Task Payload Schema Versioning

Rolling deploys are tricky. You push new code to half your workers while the other half still run the old code. If your new code changes a task's argument structure, tasks enqueued by old producers may fail when picked up by new workers.

Relier wraps every task payload in a versioned envelope:

{
  "schema_version": 1,
  "task_id": "task_abc123",
  "payload": { "args": ["INV-001"], "kwargs": {} },
  "checksum": "sha256:a3f9...",
  "enqueued_at": "2026-05-15T02:00:00Z"
}

If you change a task's signature in a breaking way, register a migration. This requires two steps — both are required:

from relier.core.schema import SchemaRegistry

# Step 1: bump CURRENT_VERSION so new payloads are tagged at version 2
#         and old version-1 payloads enter the migration loop.
SchemaRegistry.CURRENT_VERSION = 2

# Step 2: register the handler that upgrades v1 → v2 payloads.
@SchemaRegistry.register_migration("myapp.process_order", from_version=1)
def migrate_v1_to_v2(args, kwargs):
    # Old signature: process_order(order_id)
    # New signature: process_order(order_id, region="global")
    kwargs.setdefault("region", "global")
    return args, kwargs

Bump CURRENT_VERSION before registering the migration

The migration loop runs as while payload_version < CURRENT_VERSION. If you register a migration but don't bump CURRENT_VERSION, the loop never runs and old payloads reach your function with the old signature — causing a TypeError. Relier logs a warning at startup if this misconfiguration is detected.

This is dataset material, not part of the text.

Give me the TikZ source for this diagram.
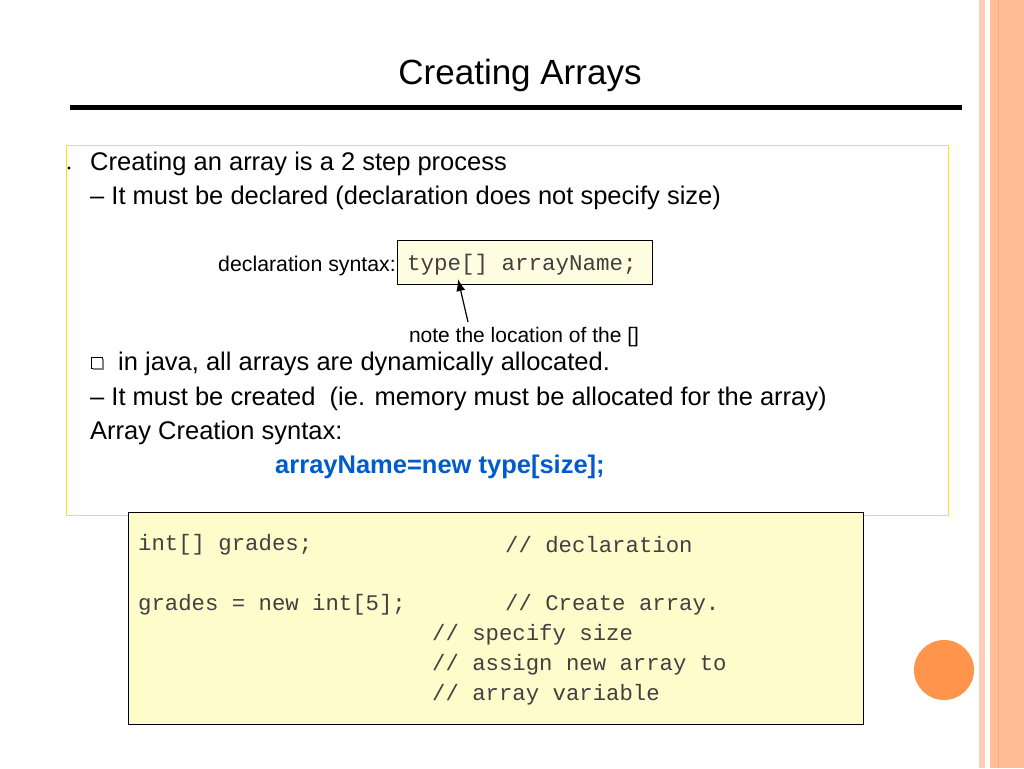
\documentclass[tikz,border=0pt]{standalone}
\usepackage{fontspec}
\usetikzlibrary{arrows.meta}
\setmainfont{Liberation Sans}
\setmonofont{Liberation Mono}
\begin{document}
\begin{tikzpicture}[x=1pt,y=-1pt,
  txt/.style={anchor=west,inner sep=0pt,font=\fontsize{25.5}{27}\selectfont},
  code/.style={anchor=west,inner sep=0pt,text=black!75,font=\ttfamily\fontsize{22.3}{24}\selectfont}]
\useasboundingbox (0,0) rectangle (1024,768);
\fill[white] (0,0) rectangle (1024,768);
\fill[orange!30!pink!60] (979,0) rectangle (985,768);
\fill[orange!45!pink!70] (990,0) rectangle (1024,768);
\draw[orange!70!brown!60] (998,0) -- (998,768);
\node (title) at (520,75) {\fontsize{35}{38}\selectfont Creating Arrays};
\draw[line width=5pt] (70,107) -- (962,107);
\draw[yellow!90!orange, line width=1pt] (66,145) rectangle (948,515);
\fill (69,168) circle (1.7);
\node[txt] (l1) at (90,164) {Creating an array is a 2 step process};
\node[txt] (l2) at (90,198) {-- It must be declared (declaration does not specify size)};
\node[anchor=east,inner sep=0pt,font=\fontsize{21.3}{23}\selectfont] (ds) at (396,266) {declaration syntax:};
\draw[fill=yellow!12] (397,240) rectangle (652,284);
\node[anchor=west,inner sep=0pt,text=black!75,font=\ttfamily\fontsize{22.5}{24}\selectfont] (tb) at (407,265) {type[] arrayName;};
\coordinate (tip) at (458,279);
\node[font=\fontsize{21}{23}\selectfont,inner sep=0pt] (note) at (524,337) {note the location of the []};
\draw[-{Latex[length=12pt,width=9pt]},line width=1.2pt] (468,322) -- (tip);
\draw[line width=1pt] (91,357) rectangle (102,368);
\fill[gray] (93,368) rectangle (104,370);
\fill[gray] (102,359) rectangle (104,370);
\node[txt] (l3) at (118,364) {in java, all arrays are dynamically allocated.};
\node[txt] (l4) at (90,399) {-- It must be created\ \ (ie. memory must be allocated for the array)};
\node[txt] (l5) at (90,433) {Array Creation syntax:};
\node[inner sep=0pt,font=\bfseries\fontsize{25.5}{27}\selectfont,text=blue!55!cyan!80!black] (syn) at (440,467) {arrayName=new type[size];};
\draw[fill=yellow!20] (128,512) rectangle (863,724);
\node[code] at (138,545) {int[] grades;};
\node[code] at (505,545) {// declaration};
\node[code] at (138,605) {grades = new int[5];};
\node[code] at (505,605) {// Create array.};
\node[code] at (432,635) {// specify size};
\node[code] at (432,665) {// assign new array to};
\node[code] at (432,695) {// array variable};
\fill[orange!80!red!70] (944,670) circle (30);
\end{tikzpicture}
\end{document}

Old payloads in the queue are automatically migrated when picked up. No failed tasks, no manual intervention, no deploy window restrictions. Full reference: API → SchemaRegistry.


SLO Burn Rate Monitoring

Relier tracks your task delivery rate against a target SLO (default: 99.9%). It calculates burn rates across multiple rolling windows using the same model as Google SRE:

Burn Rate Meaning
No failures at all
< 1× On or under budget, healthy
Consuming budget at exactly the target rate
> 1× Consuming budget faster than allowed
14.4× Budget exhausted in 2 hours, critical
$ rl slo status

  Relier Reliability Dashboard
  SLO target: 99.9% (43.2 min/month budget)

  Window   Burn Rate   Status
  ──────────────────────────────
  1h       0.42×       HEALTHY
  6h       0.38×       HEALTHY
  3d       0.21×       HEALTHY

Budget used: 0.3 min (0.6% of monthly)
All reliability targets are being met.

OpenTelemetry (Distributed Tracing)

Every significant event Relier produces emits an OTEL span. Set RELIER_OTEL_ENABLED=true and point RELIER_OTEL_EXPORTER_OTLP_ENDPOINT at your OTLP collector.

The span hierarchy mirrors the task lifecycle:

rl.request.admitted          ← admission control check
  rl.task.enqueue            ← task pushed to Redis queue
    rl.worker.pickup         ← worker dequeued the task
      rl.schema.migrate      ← (only if migrating from old schema version)
      rl.idempotency.check   ← (only if idempotent=True)
      rl.task.execute        ← your function runs here
        rl.heartbeat.emit    ← (periodic, every heartbeat_ttl/2 seconds)
        rl.timeout.soft      ← (only if soft timeout fires)
      rl.task.complete       ← (or rl.task.failed)
        rl.resurrection.queue  ← (only if worker died)
          rl.dlq.quarantine    ← (only if max_resurrections exceeded)

Each span carries standard attributes like rl.task.id, rl.task.name, rl.task.queue, rl.task.is_resurrection, rl.task.resurrection_count, and more.